Tuesday, January 17, 2006

Fun with Harold

Here are some quotes of interest from chapter two of Harold Bloom's book Where Shall Wisdom Be Found. Chapter two is ostensibly about the "contest" between Plato and Homer. Remember, Plato banned poets from his ideal republic and Bloom has this Freudian thing on writers needing to destroy their predecessors.

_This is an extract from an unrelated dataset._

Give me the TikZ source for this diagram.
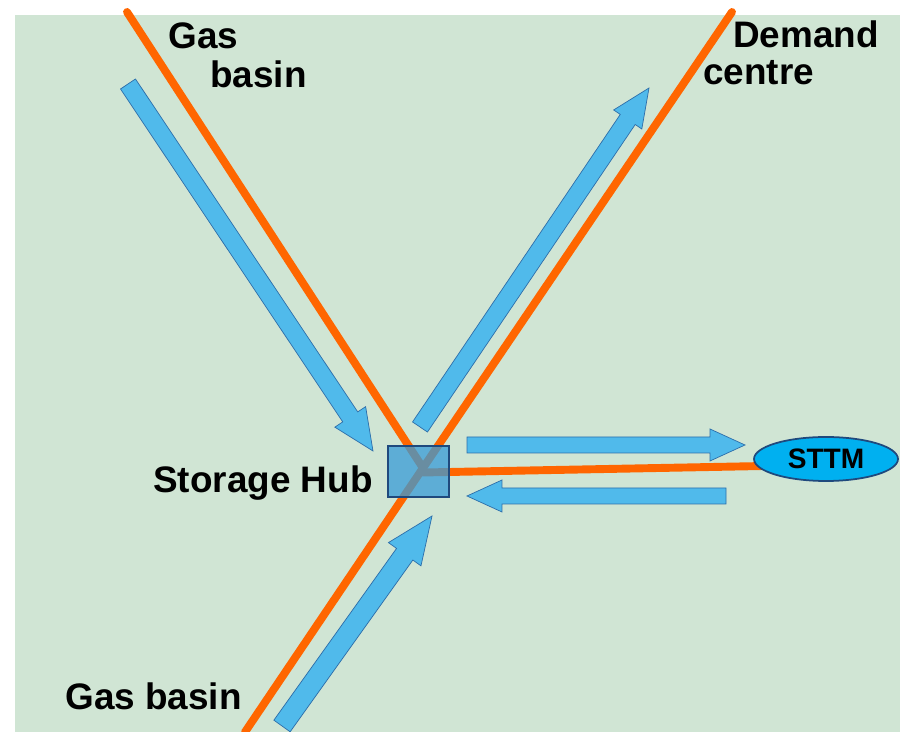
\documentclass[tikz,border=0pt]{standalone}
\usepackage{fontspec}
\setmainfont{Liberation Sans}
\usepackage{tikz}
\usetikzlibrary{calc,shapes.geometric}
\usepackage{xcolor}

\definecolor{bgreen}{RGB}{208,229,212}
\definecolor{pipe}{RGB}{255,102,0}
\definecolor{flowblue}{RGB}{80,186,235}
\definecolor{flowedge}{RGB}{45,110,170}
\definecolor{hubblue}{RGB}{55,155,215}
\definecolor{darkedge}{RGB}{31,73,125}
\definecolor{sttmblue}{RGB}{0,176,240}

% block arrow: tail, tip, half shaft, half head, head length
\newcommand{\flowarrow}[5]{%
  \coordinate (h) at ($(#2)!#5!(#1)$);
  \filldraw[flow] ($(#1)!#3!90:(#2)$) -- ($(h)!#3!90:(#2)$) -- ($(h)!#4!90:(#2)$)
    -- (#2) -- ($(h)!#4!-90:(#2)$) -- ($(h)!#3!-90:(#2)$) -- ($(#1)!#3!-90:(#2)$) -- cycle;}

\begin{document}
\begin{tikzpicture}[x=0.02cm, y=-0.02cm]
\tikzstyle{flow} = [fill=flowblue, draw=flowedge, line width=.4pt, line join=miter]
\tikzstyle{pipeline} = [pipe, line width=4.5pt, line cap=round]
\tikzstyle{label} = [anchor=base west, inner sep=0pt, font=\bfseries\fontsize{21}{25}\selectfont]
\useasboundingbox (0,0) rectangle (900,732);
\fill[bgreen] (15,15) rectangle (900,732);
% pipelines
\coordinate (gasA) at (127,12);
\coordinate (dem) at (732,12);
\coordinate (gasB) at (245,732);
\coordinate (j) at (423,468);
\coordinate (je) at (423,472.5);
\coordinate (se) at (790,465.5);
\draw[pipeline] (gasA) -- (j) -- (dem);
\draw[pipeline] (j) -- (gasB);
\draw[pipeline] (je) -- (se);
% hub and market
\node[rectangle, fill=hubblue, fill opacity=.75, draw=darkedge, line width=1pt,
  minimum width=1.22cm, minimum height=1.02cm] (hub) at (418.5,471.5) {};
\node[ellipse, fill=sttmblue, draw=darkedge, line width=1pt, minimum width=2.88cm,
  minimum height=.88cm, inner sep=0pt, font=\bfseries\fontsize{16}{19}\selectfont] (sttm) at (826,459) {STTM};
% flows
\coordinate (t1) at (128,84);  \coordinate (p1) at (373,451);
\coordinate (t2) at (420,427); \coordinate (p2) at (649,88);
\coordinate (t3) at (282,726); \coordinate (p3) at (432,516);
\coordinate (t4) at (467,445); \coordinate (p4) at (745,445);
\coordinate (t5) at (726,496); \coordinate (p5) at (467,496);
\flowarrow{t1}{p1}{.18cm}{.37cm}{.82cm}
\flowarrow{t2}{p2}{.18cm}{.34cm}{.76cm}
\flowarrow{t3}{p3}{.2cm}{.4cm}{.94cm}
\flowarrow{t4}{p4}{.16cm}{.32cm}{.7cm}
\flowarrow{t5}{p5}{.16cm}{.32cm}{.7cm}
% labels
\node[label] (gas1) at (168,49) {Gas};
\node[label] (basin1) at (210,88) {basin};
\node[label] (demand) at (733,48) {Demand};
\node[label] (centre) at (703,85) {centre};
\node[label] (hubtext) at (153,493) {Storage Hub};
\node[label] (gas2) at (65,710) {Gas basin};
\end{tikzpicture}
\end{document}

Perhaps Homer rendered Plato even more troubled, for even the most luminous exchanges in the dialogues cannot challenge the heroic pathos of the Iliad, which, with the Yahwist [aka "J"], Dante, Cervantes, and Shakespeare, continues to set the standard for high literature.
Plato cannot win on heroic pathos, nor can he out philosophize Shakespeare who wasn't even born until hundreds of years later:
Shakespeare, most capacious of intellects, could outflank any philosopher.
But wait, I thought this chapter was about Plato and Homer:
Plato carries what, to me, is a darker burden, for the more anguished quarrel is between poetry and theology, inaugurated by Plato's Socrates in the Republic, and still prevalent, except that the ideologies of Resentment have largely displaced theology. Thus, I have heard Emerson and Whitman denounced as "racists," and some years back, after teaching King Lear, I received an anonymous note informing me that every class I had ever conducted was "an act of violence against the women of Yale." Doubtless it is unfair to call such lemmings "Platonists," since probably they have never read the Republic or the Laws, but the legacy is clear enough.
Well, maybe not. I wonder how many times Bloom has grumped about that anonymous note? What makes me laugh most is the fact the he still has the note since he quotes directly from it instead of paraphrasing! Let's see if this next forwards any argument about Plato and Homer:
The supreme poets--Homer, Dante, Petrach, Chaucer, Shakespeare, Milton, Goethe, Walt Whitman, Yeats--would none of them be acceptable to the Platonic Socrates. When we read Homer, Dante, Shakespeare, can we really believe that the supreme music is philosophy? That Plato, in aesthetic eminence, stands near to Homer and Dante reasonably could be argued, but he dwindles in proximity to Shakespeare, as all must do.
When exactly did Shakespeare obtain god status? Poor Plato doesn't have a chance:
According to [Friedrich] Solmenson, Plato began [in the Republic] by expurgating everything colorful and all-too-human in the Homeric gods. That destroys the Iliad and the Odyssey, or would, except that Homer--like Dante, Shakespeare, Cervantes, Chaucer--is indestructible, which was a lifelong frustration for the moralizing and finally totalitarian Plato, who in the Laws sets the prototype for Franco, Stalin, Mao. Since expurgating Homer did not work, Plato resorted to cosmological movement as a a grand machine, a theory of change to sweep away Homeric dominance of Greek education. A weird astrology ensued that remains of interest only to scholars, while students go on reading Homer (or would, if we still had universities, rather than mediaversities of multiculturalism).
Okay so Shakespeare is head god and Homer, Dante, Cervantes, etc are second-class gods. Meanwhile, Plato is godless and a totalitarian despot as are the multiculturalists who have invaded universities. Am I reading that right? Are you getting tired of this yet? Only a few more:
If your quest is for a wisdom within the bounds of reason, rather than of wonder, then go back to Plato and his progeny, down through David Hume to Wittenstein. Plato, I think, would have approved the reservations concerning Shakespeare expressed by Hume and by Wittgenstein. But even a long life is too short to receive everything Shakespeare is capable of giving you.
But what about Homer? I thought this chapter was about Plato and Homer? Oh wait, maybe...
I begin to believe that whether Homer was one poet, or two, or a whole phalanx of singers of tales, is pragmatically no more useful than our deranged obsessions which insist that Shakespeare was written by anyone except Shakespeare: the Earl of Oxford, Francis Bacon, Christopher Marlowe, Queen Elizabeth, Lucy Negro (London's leading East Indian sex worker), or the impostor named William Shakespeare who impersonated William Shakespeare. I delight in the London society that, each month, unsolicitedly sends me it circulars demonstrating that all of Lewis Carroll was composed by Queen Victoria. Recently, I mourned when reading the obituary of the founder of the American Flat Earth Society.
That's enough this time around. I have probably tried your patience. The next chapter is about Shakespeare. Oh and Cervantes too. And Shakespeare.